- [DATA SEGMENT]
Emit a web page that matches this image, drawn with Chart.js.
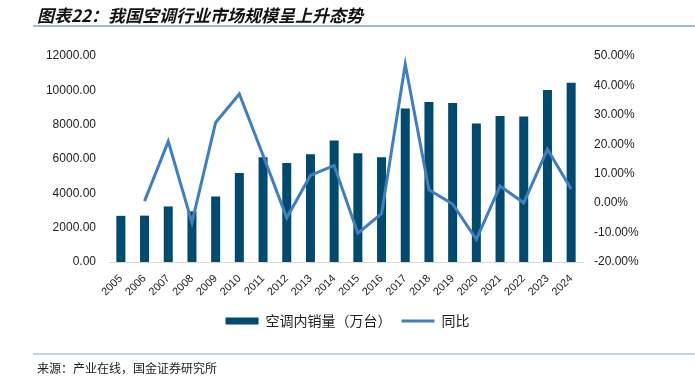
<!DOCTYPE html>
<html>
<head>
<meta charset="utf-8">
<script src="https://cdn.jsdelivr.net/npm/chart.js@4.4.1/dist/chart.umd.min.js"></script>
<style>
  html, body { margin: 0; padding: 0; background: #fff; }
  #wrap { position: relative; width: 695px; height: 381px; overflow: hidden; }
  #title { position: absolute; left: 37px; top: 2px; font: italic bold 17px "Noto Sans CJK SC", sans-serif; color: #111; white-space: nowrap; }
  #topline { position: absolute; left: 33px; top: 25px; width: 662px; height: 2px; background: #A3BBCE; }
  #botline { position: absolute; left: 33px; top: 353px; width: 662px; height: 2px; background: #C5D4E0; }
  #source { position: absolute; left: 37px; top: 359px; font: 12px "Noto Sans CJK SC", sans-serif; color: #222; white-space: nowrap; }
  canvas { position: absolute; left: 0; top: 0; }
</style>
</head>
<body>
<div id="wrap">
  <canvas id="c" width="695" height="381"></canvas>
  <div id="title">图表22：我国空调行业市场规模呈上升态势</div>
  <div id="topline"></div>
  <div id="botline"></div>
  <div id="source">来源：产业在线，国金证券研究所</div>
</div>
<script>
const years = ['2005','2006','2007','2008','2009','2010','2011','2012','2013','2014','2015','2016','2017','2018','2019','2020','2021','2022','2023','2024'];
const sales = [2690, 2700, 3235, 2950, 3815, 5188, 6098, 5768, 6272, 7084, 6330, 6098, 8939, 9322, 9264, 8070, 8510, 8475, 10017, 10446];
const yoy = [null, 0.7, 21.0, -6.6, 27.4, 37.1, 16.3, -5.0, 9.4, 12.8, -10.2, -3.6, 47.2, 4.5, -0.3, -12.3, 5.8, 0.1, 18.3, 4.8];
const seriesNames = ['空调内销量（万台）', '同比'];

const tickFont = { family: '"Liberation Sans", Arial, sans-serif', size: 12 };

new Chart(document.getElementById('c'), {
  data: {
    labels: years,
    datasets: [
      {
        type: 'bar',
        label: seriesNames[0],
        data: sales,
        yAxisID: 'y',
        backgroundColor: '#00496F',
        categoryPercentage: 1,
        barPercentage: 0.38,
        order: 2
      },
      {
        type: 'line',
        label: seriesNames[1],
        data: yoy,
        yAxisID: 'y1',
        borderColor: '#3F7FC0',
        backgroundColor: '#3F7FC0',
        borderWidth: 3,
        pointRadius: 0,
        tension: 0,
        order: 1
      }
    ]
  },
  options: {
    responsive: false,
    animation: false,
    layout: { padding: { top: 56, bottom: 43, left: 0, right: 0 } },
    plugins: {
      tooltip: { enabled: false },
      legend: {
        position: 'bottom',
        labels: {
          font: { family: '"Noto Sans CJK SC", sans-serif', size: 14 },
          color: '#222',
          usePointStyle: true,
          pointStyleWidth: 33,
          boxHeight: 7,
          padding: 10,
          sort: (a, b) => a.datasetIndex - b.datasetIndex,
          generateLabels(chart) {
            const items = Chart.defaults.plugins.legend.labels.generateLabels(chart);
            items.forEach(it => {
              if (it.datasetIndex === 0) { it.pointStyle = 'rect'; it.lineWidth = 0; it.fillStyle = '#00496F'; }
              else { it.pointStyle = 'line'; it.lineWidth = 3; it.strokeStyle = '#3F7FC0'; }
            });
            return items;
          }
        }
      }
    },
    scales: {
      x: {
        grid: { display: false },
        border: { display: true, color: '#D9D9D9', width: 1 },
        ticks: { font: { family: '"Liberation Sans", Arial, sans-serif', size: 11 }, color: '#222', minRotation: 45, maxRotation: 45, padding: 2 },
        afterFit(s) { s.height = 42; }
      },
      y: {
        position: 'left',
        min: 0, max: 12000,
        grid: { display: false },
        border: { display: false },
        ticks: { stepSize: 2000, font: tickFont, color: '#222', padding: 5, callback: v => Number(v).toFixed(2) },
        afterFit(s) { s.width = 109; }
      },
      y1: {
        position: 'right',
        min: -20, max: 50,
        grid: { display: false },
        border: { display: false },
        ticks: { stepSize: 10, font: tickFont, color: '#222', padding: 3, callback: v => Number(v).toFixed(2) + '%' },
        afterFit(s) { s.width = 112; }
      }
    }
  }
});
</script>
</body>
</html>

- [JOB] Without the pictures, write out all of the material exactly.

- [ANSWER FOR THE TASK]
Emit a web page that matches this image, drawn with Chart.js.
<!DOCTYPE html>
<html>
<head>
<meta charset="utf-8">
<script src="https://cdn.jsdelivr.net/npm/chart.js@4.4.1/dist/chart.umd.min.js"></script>
<style>
  html, body { margin: 0; padding: 0; background: #fff; }
  #wrap { position: relative; width: 695px; height: 381px; overflow: hidden; }
  #title { position: absolute; left: 37px; top: 2px; font: italic bold 17px "Noto Sans CJK SC", sans-serif; color: #111; white-space: nowrap; }
  #topline { position: absolute; left: 33px; top: 25px; width: 662px; height: 2px; background: #A3BBCE; }
  #botline { position: absolute; left: 33px; top: 353px; width: 662px; height: 2px; background: #C5D4E0; }
  #source { position: absolute; left: 37px; top: 359px; font: 12px "Noto Sans CJK SC", sans-serif; color: #222; white-space: nowrap; }
  canvas { position: absolute; left: 0; top: 0; }
</style>
</head>
<body>
<div id="wrap">
  <canvas id="c" width="695" height="381"></canvas>
  <div id="title">图表22：我国空调行业市场规模呈上升态势</div>
  <div id="topline"></div>
  <div id="botline"></div>
  <div id="source">来源：产业在线，国金证券研究所</div>
</div>
<script>
const years = ['2005','2006','2007','2008','2009','2010','2011','2012','2013','2014','2015','2016','2017','2018','2019','2020','2021','2022','2023','2024'];
const sales = [2690, 2700, 3235, 2950, 3815, 5188, 6098, 5768, 6272, 7084, 6330, 6098, 8939, 9322, 9264, 8070, 8510, 8475, 10017, 10446];
const yoy = [null, 0.7, 21.0, -6.6, 27.4, 37.1, 16.3, -5.0, 9.4, 12.8, -10.2, -3.6, 47.2, 4.5, -0.3, -12.3, 5.8, 0.1, 18.3, 4.8];
const seriesNames = ['空调内销量（万台）', '同比'];

const tickFont = { family: '"Liberation Sans", Arial, sans-serif', size: 12 };

new Chart(document.getElementById('c'), {
  data: {
    labels: years,
    datasets: [
      {
        type: 'bar',
        label: seriesNames[0],
        data: sales,
        yAxisID: 'y',
        backgroundColor: '#00496F',
        categoryPercentage: 1,
        barPercentage: 0.38,
        order: 2
      },
      {
        type: 'line',
        label: seriesNames[1],
        data: yoy,
        yAxisID: 'y1',
        borderColor: '#3F7FC0',
        backgroundColor: '#3F7FC0',
        borderWidth: 3,
        pointRadius: 0,
        tension: 0,
        order: 1
      }
    ]
  },
  options: {
    responsive: false,
    animation: false,
    layout: { padding: { top: 56, bottom: 43, left: 0, right: 0 } },
    plugins: {
      tooltip: { enabled: false },
      legend: {
        position: 'bottom',
        labels: {
          font: { family: '"Noto Sans CJK SC", sans-serif', size: 14 },
          color: '#222',
          usePointStyle: true,
          pointStyleWidth: 33,
          boxHeight: 7,
          padding: 10,
          sort: (a, b) => a.datasetIndex - b.datasetIndex,
          generateLabels(chart) {
            const items = Chart.defaults.plugins.legend.labels.generateLabels(chart);
            items.forEach(it => {
              if (it.datasetIndex === 0) { it.pointStyle = 'rect'; it.lineWidth = 0; it.fillStyle = '#00496F'; }
              else { it.pointStyle = 'line'; it.lineWidth = 3; it.strokeStyle = '#3F7FC0'; }
            });
            return items;
          }
        }
      }
    },
    scales: {
      x: {
        grid: { display: false },
        border: { display: true, color: '#D9D9D9', width: 1 },
        ticks: { font: { family: '"Liberation Sans", Arial, sans-serif', size: 11 }, color: '#222', minRotation: 45, maxRotation: 45, padding: 2 },
        afterFit(s) { s.height = 42; }
      },
      y: {
        position: 'left',
        min: 0, max: 12000,
        grid: { display: false },
        border: { display: false },
        ticks: { stepSize: 2000, font: tickFont, color: '#222', padding: 5, callback: v => Number(v).toFixed(2) },
        afterFit(s) { s.width = 109; }
      },
      y1: {
        position: 'right',
        min: -20, max: 50,
        grid: { display: false },
        border: { display: false },
        ticks: { stepSize: 10, font: tickFont, color: '#222', padding: 3, callback: v => Number(v).toFixed(2) + '%' },
        afterFit(s) { s.width = 112; }
      }
    }
  }
});
</script>
</body>
</html>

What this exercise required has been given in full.